Thursday, February 25, 2010

The Debate on Free School Meals

I have just been looking at a discussion about our free school meals policy on the East Dulwich Forum website. Some of the contributors attacked the policy as (a) wasteful expenditure at a time when we should be making cuts (b) unnecessary, as they should not be paying for children to be fed and (c) only put forward by Labour to win votes.

OK, so let's look at those three objections.

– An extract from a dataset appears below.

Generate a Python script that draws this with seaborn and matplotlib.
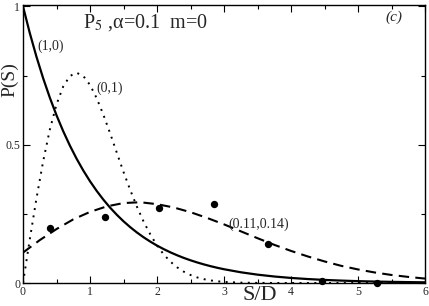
import numpy as np
import pandas as pd
import matplotlib
matplotlib.use("Agg")
import matplotlib.pyplot as plt
import seaborn as sns
from matplotlib.ticker import MultipleLocator

# ---- data ----
s_grid = [0.0, 0.1, 0.2, 0.3, 0.4, 0.5, 0.6, 0.7, 0.8, 0.9, 1.0, 1.1, 1.2, 1.3, 1.4,
          1.5, 1.6, 1.7, 1.8, 1.9, 2.0, 2.1, 2.2, 2.3, 2.4, 2.5, 2.6, 2.7, 2.8, 2.9,
          3.0, 3.25, 3.5, 3.75, 4.0, 4.25, 4.5, 4.75, 5.0, 5.25, 5.5, 5.75, 6.0]
p_10 = [1.0, 0.9048, 0.8187, 0.7408, 0.6703, 0.6065, 0.5488, 0.4966, 0.4493, 0.4066,
        0.3679, 0.3329, 0.3012, 0.2725, 0.2466, 0.2231, 0.2019, 0.1827, 0.1653, 0.1496,
        0.1353, 0.1225, 0.1108, 0.1003, 0.0907, 0.0821, 0.0743, 0.0672, 0.0608, 0.0550,
        0.0498, 0.0388, 0.0302, 0.0235, 0.0183, 0.0143, 0.0111, 0.0087, 0.0067, 0.0052,
        0.0041, 0.0032, 0.0025]
p_01 = [0.0, 0.1558, 0.3044, 0.4391, 0.5541, 0.6454, 0.7103, 0.7483, 0.7600, 0.7484,
        0.7161, 0.6680, 0.6081, 0.5413, 0.4711, 0.4015, 0.3365, 0.2761, 0.2219, 0.1757,
        0.1357, 0.1033, 0.0772, 0.0567, 0.0409, 0.0290, 0.0201, 0.0139, 0.0093, 0.0062,
        0.0040, 0.0013, 0.0004, 0.0001, 0.0, 0.0, 0.0, 0.0, 0.0, 0.0, 0.0, 0.0, 0.0]
s_mix = [0.0, 0.25, 0.5, 0.75, 1.0, 1.25, 1.5, 1.75, 2.0, 2.25, 2.5, 2.75, 3.0, 3.25,
         3.5, 3.75, 4.0, 4.25, 4.5, 4.75, 5.0, 5.25, 5.5, 5.75, 6.0]
p_mix = [0.110, 0.155, 0.195, 0.230, 0.257, 0.277, 0.289, 0.292, 0.285, 0.273, 0.256,
         0.235, 0.212, 0.187, 0.162, 0.138, 0.116, 0.096, 0.078, 0.062, 0.049, 0.038,
         0.029, 0.022, 0.016]
s_pts = [0.40, 1.22, 2.03, 2.85, 3.65, 4.47, 5.28]
p_pts = [0.20, 0.24, 0.27, 0.287, 0.14, 0.009, 0.0]

x_ticks = [0, 1, 2, 3, 4, 5, 6]
x_ticklabels = ["0", "1", "2", "3", "4", "5", "6"]
y_ticks = [0, 0.5, 1]
y_ticklabels = ["0", "0.5", "1"]

# ---- style ----
sns.set_style("ticks")
plt.rcParams["font.family"] = ["Liberation Serif", "DejaVu Serif"]
plt.rcParams["mathtext.fontset"] = "stix"

fig = plt.figure(figsize=(4.29, 3.06), dpi=100)
ax = fig.add_axes([23 / 429, 1 - 283 / 306, (425 - 23) / 429, (283 - 5) / 306])

df_curves = pd.DataFrame({"S": s_grid, "p10": p_10, "p01": p_01})
df_mix = pd.DataFrame({"S": s_mix, "p": p_mix})
df_pts = pd.DataFrame({"S": s_pts, "p": p_pts})

sns.lineplot(data=df_curves, x="S", y="p10", ax=ax, color="black", lw=1.6)
sns.lineplot(data=df_curves, x="S", y="p01", ax=ax, color="black", lw=1.4,
             linestyle=(0, (1, 2.8)))
sns.lineplot(data=df_mix, x="S", y="p", ax=ax, color="black", lw=1.5,
             linestyle=(0, (5, 3)))
sns.scatterplot(data=df_pts, x="S", y="p", ax=ax, color="black", s=28,
                edgecolor="black", linewidth=0, zorder=5, clip_on=False)

ax.set_xlim(0, 6)
ax.set_ylim(0, 1.005)
ax.set_xticks(x_ticks)
ax.set_xticklabels(x_ticklabels)
ax.set_yticks(y_ticks)
ax.set_yticklabels(y_ticklabels)
ax.xaxis.set_minor_locator(MultipleLocator(0.5))
ax.yaxis.set_minor_locator(MultipleLocator(0.25))
ax.tick_params(which="both", direction="in", top=True, right=True, width=0.8,
               labelsize=8.5, pad=2, color="black")
ax.tick_params(which="major", length=5)
ax.tick_params(which="minor", length=3)
for sp in ax.spines.values():
    sp.set_linewidth(1.0)
    sp.set_color("black")
    sp.set_visible(True)

ax.set_xlabel("")
ax.set_ylabel("")
fig.text(10 / 429, 1 - 80 / 306, "P(S)", rotation=90, ha="center", va="center",
         fontsize=14)
fig.text(260 / 429, 1 - 295 / 306, "S/D", ha="center", va="center", fontsize=16)

ax.text(0.90, 0.94, r"P$_5$ ,α=0.1  m=0", fontsize=14.5, ha="left", va="center")
ax.text(5.54, 0.96, "(c)", fontsize=11, style="italic", ha="center", va="center")
ax.text(0.21, 0.856, "(1,0)", fontsize=10, ha="left", va="center")
ax.text(1.10, 0.704, "(0,1)", fontsize=10, ha="left", va="center")
ax.text(3.07, 0.213, "(0.11,0.14)", fontsize=10, ha="left", va="center")

fig.savefig("out.png", dpi=100, facecolor="white")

(a) Southwark Council has spent £180 million on consultants, temps and agency staff over the past 4 years - with spending in this area having risen by £2 million this past year alone. It spends more than any other London borough on communications and publicity - approximately £5 million each year. Each year the council has failed to collect £7 million in council tax. For me, this is wasteful and wasteful expenditure. Call me dangerously left-wing, but I would prefer to use £2.5 million of that money on providing a nutritious and healthy school meal to every primary school child. Yes, we will need to make cuts, and we will, but we also need to tackle some of the really important issues the borough faces - such as childhood obesity, child poverty and inequality. Of course, you are at liberty to say that these issues are nothing to do with you or your money and walk by on the other side of the road. But I think that the vast majority of people in Southwark will want to know that their council is doing all that it can to solve some of these issues. So your conclusion that free school meals is wasteful expenditure = my conclusion that it is an investment to improve life chances.

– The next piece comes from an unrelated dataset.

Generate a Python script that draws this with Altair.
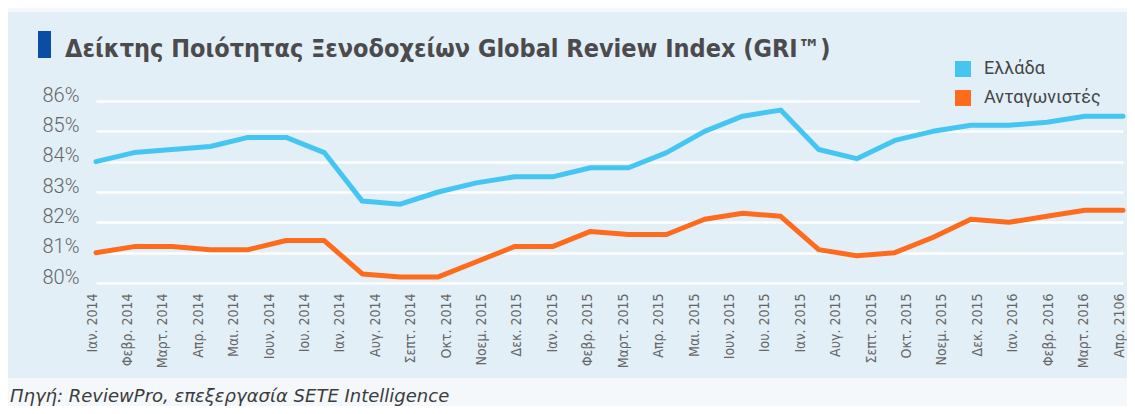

(b) Any universal benefit will always throw up those who say, why should we be paying for something that others can or should be paying for themselves. Why not target the benefit to those who really need it or use the money in a more focussed fashion? A reasonable point, if all targetted benefits were taken up by those who were entitled. But we know that this does not happen, and that in Southwark 1800 children each year do not take advantage of their entitlement to free school meals. These can sometimes be the children who turn up at lunchtime with their packed lunches full of the cheapest sweets, biscuits and crisps. To my mind a policy which seeks to meet the nutritional needs of those 1800 is well worth pursuing. Let's not visit the sins of the parent upon the child! We might criticise the parent for failing to provide a healthy lunch for their child, but that is no reason to condemn the child to eating that unhealthy lunch.

And if middle-class parents who pay their council tax also benefit from the policy whilst their children are at primary school, then so be it. What is the problem with that? You pay your tax - you get a visible benefit. You pay your tax - you get the NHS. Is that good or bad? What if you don't have children and are unlikely to ever benefit from the policy? Well, I hope that you will recognise that the policy is intended to tackle particular problems which will benefit us all - better educational attainment by improved concentration after lunch; and reduced expenditure on health issues arising from unhealthy eating in early years. The benefits of living in a community where society still matters!

(c) Is the policy put forward by Labour to win votes? Well, it would be a weird political party which advocated policies it hoped would lose it votes! Is it cheap populism? Well, I hope it's a popular policy, but I don't understand why that's a bad thing, particularly if it provides the benefits which we believe it will.

Southwark Labour want to put a clear choice before the voters of Southwark on May 6th, and it looks as if this policy will provide a clear choice for the electorate. It is opposed by all the other political parties!

At the end of the day local politics should be local, but it doesn't always have to be micro - just about my street. It also needs to be strategic for the borough, and with this policy we are tackling some of the bigs issues which in your daily life you may never see or experience, but which exist nonetheless. It's a big idea to tackle some big problems!